* Task instructions: Look for the string "this" in the lines and copy each line that has it.

(Source code of charts)
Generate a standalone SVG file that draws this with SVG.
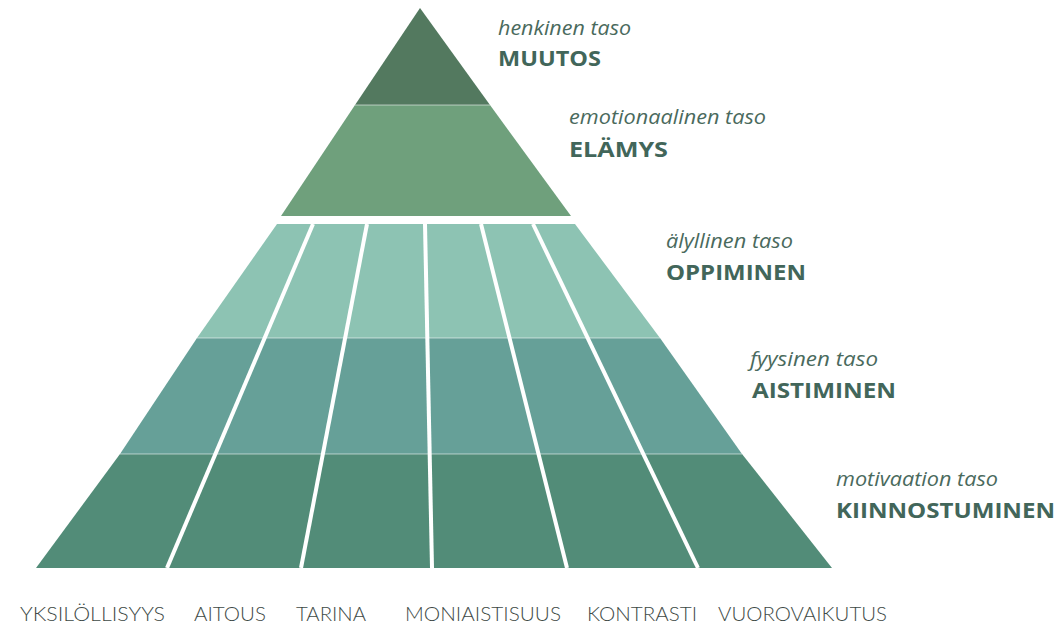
<svg xmlns="http://www.w3.org/2000/svg" width="1058" height="625" viewBox="0 0 1058 625">
  <style>
    .lvl { font-family: "Open Sans", Lato, "Liberation Sans", sans-serif; font-style: italic; font-size: 20px; fill: #4a6a5d; }
    .name { font-family: "Open Sans", Lato, "Liberation Sans", sans-serif; font-weight: bold; font-size: 22px; fill: #42665a; }
    .col { font-family: Lato, "Open Sans", "Liberation Sans", sans-serif; font-weight: 300; font-size: 20px; fill: #3e4a46; }
    .div { stroke: #ffffff; stroke-width: 4; fill: none; }
    .seam { stroke: #ffffff; stroke-opacity: 0.55; stroke-width: 1; fill: none; }
  </style>
  <rect width="1058" height="625" fill="#ffffff"/>

  <!-- upper pyramid: spiritual and emotional levels -->
  <g id="muutos">
    <polygon points="420,8 490,105 355,105" fill="#53795f"/>
    <text class="lvl" x="498" y="35" textLength="133" lengthAdjust="spacingAndGlyphs">henkinen taso</text>
    <text class="name" x="498" y="66" textLength="103" lengthAdjust="spacingAndGlyphs">MUUTOS</text>
  </g>
  <g id="elamys">
    <polygon points="355,105 490,105 571,216 281,216" fill="#6fa07c"/>
    <line class="seam" x1="355" y1="105" x2="490" y2="105"/>
    <text class="lvl" x="569" y="124" textLength="197" lengthAdjust="spacingAndGlyphs">emotionaalinen taso</text>
    <text class="name" x="569" y="157" textLength="99" lengthAdjust="spacingAndGlyphs">ELÄMYS</text>
  </g>

  <!-- lower pyramid: three bands split into six columns -->
  <g id="oppiminen">
    <polygon points="277,224 575,224 660,338 197,338" fill="#8dc3b3"/>
    <text class="lvl" x="666" y="248" textLength="127" lengthAdjust="spacingAndGlyphs">älyllinen taso</text>
    <text class="name" x="666" y="280" textLength="140" lengthAdjust="spacingAndGlyphs">OPPIMINEN</text>
  </g>
  <g id="aistiminen">
    <polygon points="197,338 660,338 742,454 120,454" fill="#66a098"/>
    <text class="lvl" x="750" y="366" textLength="128" lengthAdjust="spacingAndGlyphs">fyysinen taso</text>
    <text class="name" x="752" y="398" textLength="144" lengthAdjust="spacingAndGlyphs">AISTIMINEN</text>
  </g>
  <g id="kiinnostuminen">
    <polygon points="120,454 742,454 832,568 36,568" fill="#528c78"/>
    <text class="lvl" x="836" y="486" textLength="162" lengthAdjust="spacingAndGlyphs">motivaation taso</text>
    <text class="name" x="836" y="518" textLength="219" lengthAdjust="spacingAndGlyphs">KIINNOSTUMINEN</text>
  </g>

  <!-- band seams and column dividers -->
  <g id="connectors">
    <line class="seam" x1="197" y1="338" x2="660" y2="338"/>
    <line class="seam" x1="120" y1="454" x2="742" y2="454"/>
    <line class="div" x1="313" y1="224" x2="167" y2="568"/>
    <line class="div" x1="367" y1="224" x2="301" y2="568"/>
    <line class="div" x1="425" y1="224" x2="432" y2="568"/>
    <line class="div" x1="481" y1="224" x2="567" y2="568"/>
    <line class="div" x1="533" y1="224" x2="698" y2="568"/>
  </g>

  <!-- column labels -->
  <g id="columns">
    <text class="col" x="20" y="621" textLength="145" lengthAdjust="spacingAndGlyphs">YKSILÖLLISYYS</text>
    <text class="col" x="194" y="621" textLength="72" lengthAdjust="spacingAndGlyphs">AITOUS</text>
    <text class="col" x="296" y="621" textLength="70" lengthAdjust="spacingAndGlyphs">TARINA</text>
    <text class="col" x="405" y="621" textLength="156" lengthAdjust="spacingAndGlyphs">MONIAISTISUUS</text>
    <text class="col" x="587" y="621" textLength="110" lengthAdjust="spacingAndGlyphs">KONTRASTI</text>
    <text class="col" x="718" y="621" textLength="169" lengthAdjust="spacingAndGlyphs">VUOROVAIKUTUS</text>
  </g>
</svg>
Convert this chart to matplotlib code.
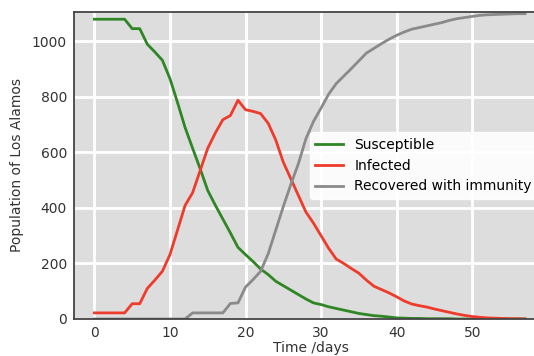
import matplotlib
matplotlib.use("Agg")
import matplotlib.pyplot as plt
import numpy as np

days = list(range(58))
susceptible = [1080, 1080, 1080, 1080, 1080, 1046, 1046, 990, 962, 932,
               866, 780, 690, 615, 541, 463, 410, 360, 310, 258,
               232, 207, 180, 160, 136, 120, 104, 88, 72, 58,
               52, 44, 38, 32, 26, 20, 16, 12, 10, 7,
               4, 3, 2, 2, 1, 1, 1, 1, 0, 0,
               0, 0, 0, 0, 0, 0, 0, 0]
infected = [22, 22, 22, 22, 22, 55, 55, 110, 140, 172,
            232, 320, 409, 455, 535, 615, 670, 718, 733, 788,
            754, 748, 740, 705, 645, 565, 505, 445, 385, 345,
            300, 255, 216, 200, 182, 165, 140, 118, 106, 94,
            80, 65, 54, 48, 43, 36, 30, 24, 18, 13,
            9, 6, 4, 3, 2, 1, 1, 0]
recovered = [0, 0, 0, 0, 0, 0, 0, 0, 0, 0,
             0, 0, 0, 22, 22, 22, 22, 22, 56, 58,
             115, 142, 172, 235, 320, 405, 485, 560, 650, 712,
             760, 810, 848, 875, 902, 930, 958, 975, 992, 1008,
             1022, 1034, 1044, 1050, 1056, 1062, 1068, 1076, 1082, 1086,
             1090, 1094, 1096, 1097, 1098, 1099, 1100, 1100]

fig = plt.figure(figsize=(5.34, 3.56), dpi=100)
ax = fig.add_axes([74/534, (356-319)/356, (547-74)/534, (319-12)/356])
ax.set_facecolor('#dddddd')
ax.set_axisbelow(True)
ax.grid(True, color='white', lw=2, ls='-')

ax.plot(days, susceptible, color='#2e8624', lw=2, label='Susceptible')
ax.plot(days, infected, color='#ee3b2b', lw=2, label='Infected')
ax.plot(days, recovered, color='#8a8a8a', lw=2, label='Recovered with immunity')

ax.set_xlim(-2.7, 59.9)
ax.set_ylim(0, 1106)
ax.set_xticks([0, 10, 20, 30, 40, 50])
ax.set_yticks([0, 200, 400, 600, 800, 1000])
ax.tick_params(length=0, labelsize=10, labelcolor='#333333', pad=5)
for s in ax.spines.values():
    s.set_color('#444444')
    s.set_linewidth(1.3)

ax.set_xlabel('Time /days', fontsize=10, color='#333333', labelpad=1)
ax.set_ylabel('Population of Los Alamos', fontsize=10, color='#333333', labelpad=6)

leg = ax.legend(loc='center right', fontsize=10, framealpha=0.9,
                borderaxespad=0.7)
leg.get_frame().set_edgecolor('white')

fig.savefig('out.png', dpi=100)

* Task result:
Generate a standalone SVG file that draws this with SVG.
Convert this chart to matplotlib code.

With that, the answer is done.